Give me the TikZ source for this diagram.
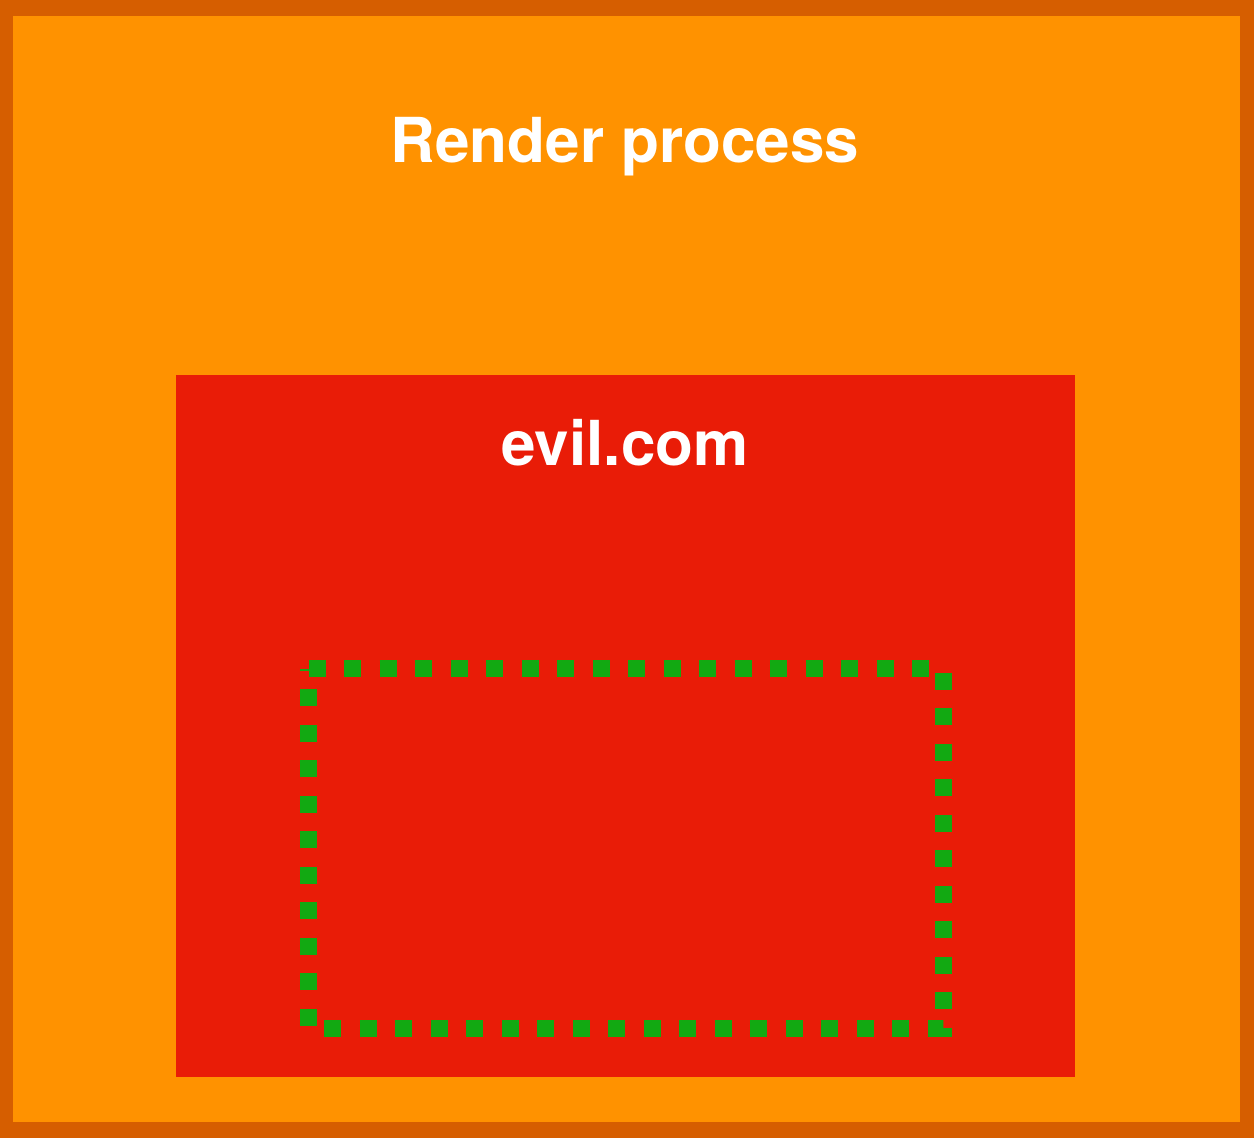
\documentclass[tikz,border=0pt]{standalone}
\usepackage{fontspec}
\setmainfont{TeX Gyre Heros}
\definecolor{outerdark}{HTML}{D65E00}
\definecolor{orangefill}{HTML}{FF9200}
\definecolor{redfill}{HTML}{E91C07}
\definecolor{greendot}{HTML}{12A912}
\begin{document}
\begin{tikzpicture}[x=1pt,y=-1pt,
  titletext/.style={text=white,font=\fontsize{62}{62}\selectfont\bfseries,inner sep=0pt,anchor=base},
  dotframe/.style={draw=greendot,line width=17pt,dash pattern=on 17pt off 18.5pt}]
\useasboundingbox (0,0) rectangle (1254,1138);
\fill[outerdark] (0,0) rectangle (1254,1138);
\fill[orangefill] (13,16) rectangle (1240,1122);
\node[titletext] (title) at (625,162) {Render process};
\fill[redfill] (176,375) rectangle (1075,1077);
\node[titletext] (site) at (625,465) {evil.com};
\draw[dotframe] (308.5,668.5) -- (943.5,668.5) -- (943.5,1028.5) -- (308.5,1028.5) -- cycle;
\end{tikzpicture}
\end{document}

* * *

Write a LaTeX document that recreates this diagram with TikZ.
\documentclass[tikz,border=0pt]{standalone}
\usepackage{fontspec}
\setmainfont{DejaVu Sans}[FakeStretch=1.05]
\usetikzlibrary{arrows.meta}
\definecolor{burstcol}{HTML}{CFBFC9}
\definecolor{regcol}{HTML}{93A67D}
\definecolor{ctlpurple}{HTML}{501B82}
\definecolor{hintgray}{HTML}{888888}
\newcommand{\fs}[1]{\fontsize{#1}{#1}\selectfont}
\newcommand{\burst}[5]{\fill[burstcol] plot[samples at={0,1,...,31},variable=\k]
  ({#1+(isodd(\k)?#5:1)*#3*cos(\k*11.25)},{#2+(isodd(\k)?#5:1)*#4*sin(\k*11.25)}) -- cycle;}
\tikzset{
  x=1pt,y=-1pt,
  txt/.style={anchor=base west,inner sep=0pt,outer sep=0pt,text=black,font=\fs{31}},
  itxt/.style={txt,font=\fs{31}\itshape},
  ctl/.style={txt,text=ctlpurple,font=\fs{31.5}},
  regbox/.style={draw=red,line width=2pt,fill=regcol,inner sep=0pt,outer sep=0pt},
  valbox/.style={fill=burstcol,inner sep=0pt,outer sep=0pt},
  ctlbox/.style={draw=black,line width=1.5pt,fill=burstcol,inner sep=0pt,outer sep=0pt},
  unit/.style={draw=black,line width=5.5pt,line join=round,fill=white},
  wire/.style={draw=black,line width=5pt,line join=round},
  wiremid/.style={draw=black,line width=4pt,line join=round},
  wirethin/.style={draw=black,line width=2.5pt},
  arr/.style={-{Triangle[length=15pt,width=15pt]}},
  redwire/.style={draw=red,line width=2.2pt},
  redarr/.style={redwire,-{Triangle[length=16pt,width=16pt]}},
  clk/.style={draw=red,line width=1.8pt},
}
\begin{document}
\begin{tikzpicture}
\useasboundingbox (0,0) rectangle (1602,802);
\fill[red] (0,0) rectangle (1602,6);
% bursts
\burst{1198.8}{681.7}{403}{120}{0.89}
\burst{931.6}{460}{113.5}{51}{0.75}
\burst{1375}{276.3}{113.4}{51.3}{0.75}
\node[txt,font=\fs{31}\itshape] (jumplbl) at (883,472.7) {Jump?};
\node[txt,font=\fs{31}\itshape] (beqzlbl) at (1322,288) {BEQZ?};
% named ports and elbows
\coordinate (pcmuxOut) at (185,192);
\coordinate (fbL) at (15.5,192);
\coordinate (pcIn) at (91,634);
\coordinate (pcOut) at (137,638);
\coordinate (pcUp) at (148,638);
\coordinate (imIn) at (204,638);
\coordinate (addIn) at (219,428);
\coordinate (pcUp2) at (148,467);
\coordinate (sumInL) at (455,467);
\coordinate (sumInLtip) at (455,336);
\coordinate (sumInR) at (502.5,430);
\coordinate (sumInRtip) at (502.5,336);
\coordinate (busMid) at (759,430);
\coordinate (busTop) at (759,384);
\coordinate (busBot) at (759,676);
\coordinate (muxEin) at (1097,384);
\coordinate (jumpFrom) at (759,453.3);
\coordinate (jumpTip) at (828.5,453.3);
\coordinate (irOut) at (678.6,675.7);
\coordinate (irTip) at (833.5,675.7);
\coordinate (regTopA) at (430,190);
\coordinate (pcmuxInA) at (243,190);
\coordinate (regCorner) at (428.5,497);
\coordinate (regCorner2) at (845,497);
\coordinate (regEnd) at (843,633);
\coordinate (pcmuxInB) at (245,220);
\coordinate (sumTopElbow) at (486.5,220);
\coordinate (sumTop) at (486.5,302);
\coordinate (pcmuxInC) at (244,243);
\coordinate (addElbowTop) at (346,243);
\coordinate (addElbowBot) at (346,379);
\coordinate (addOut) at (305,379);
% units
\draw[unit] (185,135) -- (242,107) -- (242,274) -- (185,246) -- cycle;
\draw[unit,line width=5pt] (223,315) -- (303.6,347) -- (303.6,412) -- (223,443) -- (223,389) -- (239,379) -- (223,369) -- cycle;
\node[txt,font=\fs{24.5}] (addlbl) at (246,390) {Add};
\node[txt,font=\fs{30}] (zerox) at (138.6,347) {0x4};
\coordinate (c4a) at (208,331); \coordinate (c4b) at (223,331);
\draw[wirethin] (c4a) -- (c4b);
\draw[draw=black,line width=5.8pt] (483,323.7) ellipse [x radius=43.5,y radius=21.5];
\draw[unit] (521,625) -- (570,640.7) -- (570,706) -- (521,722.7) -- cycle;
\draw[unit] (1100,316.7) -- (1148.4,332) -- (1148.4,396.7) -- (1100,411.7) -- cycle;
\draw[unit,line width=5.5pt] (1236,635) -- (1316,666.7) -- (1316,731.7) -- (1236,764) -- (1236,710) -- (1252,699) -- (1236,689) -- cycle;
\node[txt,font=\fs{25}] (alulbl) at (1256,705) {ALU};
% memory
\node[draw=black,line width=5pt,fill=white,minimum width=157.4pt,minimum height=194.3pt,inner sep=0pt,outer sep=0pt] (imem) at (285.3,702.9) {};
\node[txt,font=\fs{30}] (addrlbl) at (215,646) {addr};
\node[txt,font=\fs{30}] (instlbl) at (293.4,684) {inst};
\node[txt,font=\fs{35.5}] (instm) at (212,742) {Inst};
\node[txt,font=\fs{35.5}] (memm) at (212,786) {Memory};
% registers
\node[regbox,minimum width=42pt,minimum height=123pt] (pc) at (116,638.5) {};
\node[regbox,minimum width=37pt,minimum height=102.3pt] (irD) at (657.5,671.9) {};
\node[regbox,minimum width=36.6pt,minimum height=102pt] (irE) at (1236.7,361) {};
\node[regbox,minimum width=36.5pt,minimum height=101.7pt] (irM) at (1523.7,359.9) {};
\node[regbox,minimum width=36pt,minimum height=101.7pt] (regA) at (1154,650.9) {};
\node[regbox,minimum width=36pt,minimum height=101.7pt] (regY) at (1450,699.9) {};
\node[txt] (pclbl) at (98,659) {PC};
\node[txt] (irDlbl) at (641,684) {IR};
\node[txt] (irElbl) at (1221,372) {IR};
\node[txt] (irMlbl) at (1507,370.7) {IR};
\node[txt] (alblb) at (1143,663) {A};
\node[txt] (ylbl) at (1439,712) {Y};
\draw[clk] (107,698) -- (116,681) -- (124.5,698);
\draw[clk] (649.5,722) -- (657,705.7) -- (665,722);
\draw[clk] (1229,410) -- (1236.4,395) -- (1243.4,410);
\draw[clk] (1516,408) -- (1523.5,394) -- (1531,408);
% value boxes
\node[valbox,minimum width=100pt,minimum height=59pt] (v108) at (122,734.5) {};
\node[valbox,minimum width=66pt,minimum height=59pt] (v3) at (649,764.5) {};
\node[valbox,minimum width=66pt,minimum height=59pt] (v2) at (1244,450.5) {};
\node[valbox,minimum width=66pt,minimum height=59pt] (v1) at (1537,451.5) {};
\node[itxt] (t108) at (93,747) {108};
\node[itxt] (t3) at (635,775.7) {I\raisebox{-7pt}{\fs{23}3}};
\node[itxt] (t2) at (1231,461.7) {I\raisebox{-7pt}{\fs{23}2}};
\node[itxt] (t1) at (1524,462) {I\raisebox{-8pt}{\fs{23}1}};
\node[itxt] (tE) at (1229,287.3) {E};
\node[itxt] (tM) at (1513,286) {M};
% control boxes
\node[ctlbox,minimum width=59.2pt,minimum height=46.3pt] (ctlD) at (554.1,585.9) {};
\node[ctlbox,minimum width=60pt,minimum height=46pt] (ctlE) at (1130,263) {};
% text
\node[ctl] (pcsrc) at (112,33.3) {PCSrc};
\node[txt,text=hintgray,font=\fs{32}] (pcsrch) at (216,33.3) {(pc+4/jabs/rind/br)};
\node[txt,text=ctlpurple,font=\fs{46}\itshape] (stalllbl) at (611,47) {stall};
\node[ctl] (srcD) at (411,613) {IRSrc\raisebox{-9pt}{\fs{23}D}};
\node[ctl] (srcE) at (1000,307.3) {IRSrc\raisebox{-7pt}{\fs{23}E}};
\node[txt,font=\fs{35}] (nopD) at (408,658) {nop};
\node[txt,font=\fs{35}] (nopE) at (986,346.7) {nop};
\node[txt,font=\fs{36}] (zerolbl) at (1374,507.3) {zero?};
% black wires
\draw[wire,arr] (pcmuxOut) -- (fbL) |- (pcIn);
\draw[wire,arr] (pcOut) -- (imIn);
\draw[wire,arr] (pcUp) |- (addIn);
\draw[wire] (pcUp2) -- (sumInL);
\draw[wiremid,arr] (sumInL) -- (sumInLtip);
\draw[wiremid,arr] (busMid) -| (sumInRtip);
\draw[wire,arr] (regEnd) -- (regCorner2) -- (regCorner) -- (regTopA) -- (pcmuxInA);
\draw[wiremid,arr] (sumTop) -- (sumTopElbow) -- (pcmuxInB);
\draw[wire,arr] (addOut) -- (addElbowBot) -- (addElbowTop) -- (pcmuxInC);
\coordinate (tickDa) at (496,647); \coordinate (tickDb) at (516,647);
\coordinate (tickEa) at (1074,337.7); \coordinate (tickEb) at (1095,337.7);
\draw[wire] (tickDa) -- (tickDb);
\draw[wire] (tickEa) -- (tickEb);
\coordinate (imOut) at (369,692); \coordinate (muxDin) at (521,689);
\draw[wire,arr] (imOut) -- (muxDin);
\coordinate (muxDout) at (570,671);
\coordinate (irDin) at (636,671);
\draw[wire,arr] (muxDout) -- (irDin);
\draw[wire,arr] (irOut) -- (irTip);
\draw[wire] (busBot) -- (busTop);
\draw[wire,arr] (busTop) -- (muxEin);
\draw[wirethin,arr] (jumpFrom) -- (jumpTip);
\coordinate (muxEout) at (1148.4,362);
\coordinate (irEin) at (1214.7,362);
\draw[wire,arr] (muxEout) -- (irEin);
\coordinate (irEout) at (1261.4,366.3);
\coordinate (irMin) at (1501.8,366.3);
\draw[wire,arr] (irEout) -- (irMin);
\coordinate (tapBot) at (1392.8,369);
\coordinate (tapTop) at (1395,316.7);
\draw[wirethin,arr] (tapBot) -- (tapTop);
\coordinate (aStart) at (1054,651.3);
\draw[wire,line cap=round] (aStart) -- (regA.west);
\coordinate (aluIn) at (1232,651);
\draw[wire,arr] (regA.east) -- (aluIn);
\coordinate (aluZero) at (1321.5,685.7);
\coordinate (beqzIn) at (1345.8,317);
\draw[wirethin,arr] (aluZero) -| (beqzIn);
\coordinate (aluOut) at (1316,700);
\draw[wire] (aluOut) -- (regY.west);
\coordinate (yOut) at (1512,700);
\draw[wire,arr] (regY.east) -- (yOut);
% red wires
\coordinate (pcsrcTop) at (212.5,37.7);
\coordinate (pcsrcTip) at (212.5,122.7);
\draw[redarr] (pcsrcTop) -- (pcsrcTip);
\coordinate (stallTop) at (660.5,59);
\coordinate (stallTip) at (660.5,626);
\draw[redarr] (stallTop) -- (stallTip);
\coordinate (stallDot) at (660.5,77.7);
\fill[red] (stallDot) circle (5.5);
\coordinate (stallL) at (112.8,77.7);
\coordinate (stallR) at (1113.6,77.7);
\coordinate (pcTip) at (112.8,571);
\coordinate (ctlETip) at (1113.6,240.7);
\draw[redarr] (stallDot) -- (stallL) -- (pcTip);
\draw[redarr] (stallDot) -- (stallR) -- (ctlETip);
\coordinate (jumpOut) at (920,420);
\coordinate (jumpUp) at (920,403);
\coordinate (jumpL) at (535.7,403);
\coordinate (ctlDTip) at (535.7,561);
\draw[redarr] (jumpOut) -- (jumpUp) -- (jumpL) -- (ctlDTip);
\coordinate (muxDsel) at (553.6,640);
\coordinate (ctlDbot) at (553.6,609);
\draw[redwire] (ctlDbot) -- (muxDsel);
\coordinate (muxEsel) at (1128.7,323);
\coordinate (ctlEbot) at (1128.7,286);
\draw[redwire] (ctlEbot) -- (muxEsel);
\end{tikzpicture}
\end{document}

---

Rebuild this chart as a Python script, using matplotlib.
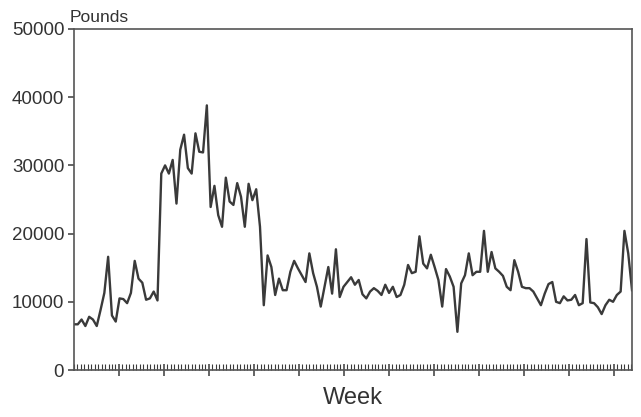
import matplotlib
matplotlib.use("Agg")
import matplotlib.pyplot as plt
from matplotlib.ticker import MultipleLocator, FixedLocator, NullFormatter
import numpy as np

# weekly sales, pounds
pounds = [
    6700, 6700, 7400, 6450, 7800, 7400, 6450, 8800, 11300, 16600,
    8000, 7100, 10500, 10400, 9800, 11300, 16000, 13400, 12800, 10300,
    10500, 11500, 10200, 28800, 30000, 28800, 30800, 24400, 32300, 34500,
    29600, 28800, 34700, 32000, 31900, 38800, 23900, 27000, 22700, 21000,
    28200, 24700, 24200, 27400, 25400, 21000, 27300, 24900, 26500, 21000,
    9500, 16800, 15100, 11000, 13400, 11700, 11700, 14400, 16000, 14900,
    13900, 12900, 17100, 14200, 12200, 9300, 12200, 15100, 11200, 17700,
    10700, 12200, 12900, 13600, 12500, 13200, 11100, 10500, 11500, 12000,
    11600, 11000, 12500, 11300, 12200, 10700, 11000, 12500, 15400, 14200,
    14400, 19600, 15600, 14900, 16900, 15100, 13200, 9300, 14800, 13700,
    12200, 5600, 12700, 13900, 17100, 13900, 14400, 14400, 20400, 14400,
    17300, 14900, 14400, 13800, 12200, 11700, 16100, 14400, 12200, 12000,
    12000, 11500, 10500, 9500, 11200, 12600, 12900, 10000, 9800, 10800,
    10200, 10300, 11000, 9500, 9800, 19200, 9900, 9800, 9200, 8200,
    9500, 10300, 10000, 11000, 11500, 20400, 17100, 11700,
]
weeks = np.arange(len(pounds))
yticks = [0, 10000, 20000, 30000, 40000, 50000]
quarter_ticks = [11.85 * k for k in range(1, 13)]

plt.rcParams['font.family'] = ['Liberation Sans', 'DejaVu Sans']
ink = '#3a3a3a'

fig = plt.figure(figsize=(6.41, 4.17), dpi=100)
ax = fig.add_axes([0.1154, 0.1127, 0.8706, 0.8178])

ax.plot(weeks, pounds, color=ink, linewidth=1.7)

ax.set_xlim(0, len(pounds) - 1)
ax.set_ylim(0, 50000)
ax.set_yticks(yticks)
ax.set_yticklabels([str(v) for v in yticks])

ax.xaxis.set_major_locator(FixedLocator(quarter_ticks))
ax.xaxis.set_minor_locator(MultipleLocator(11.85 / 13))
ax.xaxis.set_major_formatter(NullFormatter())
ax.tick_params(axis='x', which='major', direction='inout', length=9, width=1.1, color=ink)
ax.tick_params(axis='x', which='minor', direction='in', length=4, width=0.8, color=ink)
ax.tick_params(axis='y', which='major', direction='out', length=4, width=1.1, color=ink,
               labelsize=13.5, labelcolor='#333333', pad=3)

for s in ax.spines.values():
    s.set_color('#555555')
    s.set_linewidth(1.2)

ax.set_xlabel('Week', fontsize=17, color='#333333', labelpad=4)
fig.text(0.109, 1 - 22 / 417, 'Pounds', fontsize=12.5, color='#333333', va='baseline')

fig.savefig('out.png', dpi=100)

> [TO BE DONE] Make an exact copy of the lines from the one that contains "Rebuild this chart" through the one that contains "import numpy as np", both included, and no other lines. Pictures are skipped.

> [THE ANSWER]
Rebuild this chart as a Python script, using matplotlib.
import matplotlib
matplotlib.use("Agg")
import matplotlib.pyplot as plt
from matplotlib.ticker import MultipleLocator, FixedLocator, NullFormatter
import numpy as np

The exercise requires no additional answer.